I was so delighted to get Carole's story, because I knew that I would have at least one Regency romance in the volume. Regency is the most difficult romance subgenre for non-romance readers to understand. Carole has one of her characters make the transition from now to the world of the Regency, and in doing so, she adeptly explains how most readers feel when they make that crossing.

If you've never read Regency before, read Carole's story before you read the final story in the volume, "A Countess For Christmas," by Anthea Lawson. Anthea wrote a perfect Christmas Regency, which is (believe it or not) a subgenre of a subgenre.

Regency fans will find two treats in this volume: Anthea's traditional story and Carole's exploration of the quirks of the genre. Non-Regency readers have an opportunity to enter one of the biggest selling subgenres of romance with no real explanation necessary.

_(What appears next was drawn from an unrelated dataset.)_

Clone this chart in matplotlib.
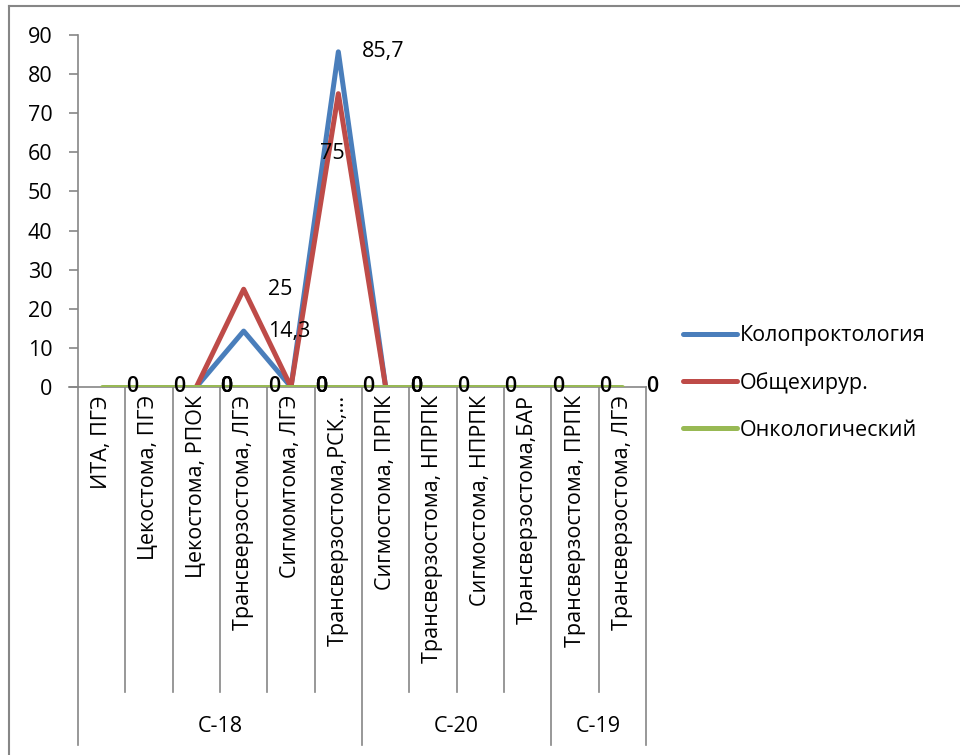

In many ways, I believe that Christmas Ghosts has something for all readers. Romance readers will find traditional stories in several subgenres. Non-romance readers will find more than enough suspense and fantasy to make them happy. Those who celebrate Christmas will find some holiday cheer, and the rest of you who find Christmas to be a burden you need to put up with will find some sympathy here.

It's my sincerest hope that you all will enjoy the Victorian Christmas ghost story tradition as much as I do. And even though I'm writing this introduction in May, let me be the first to wish you the very best of the season.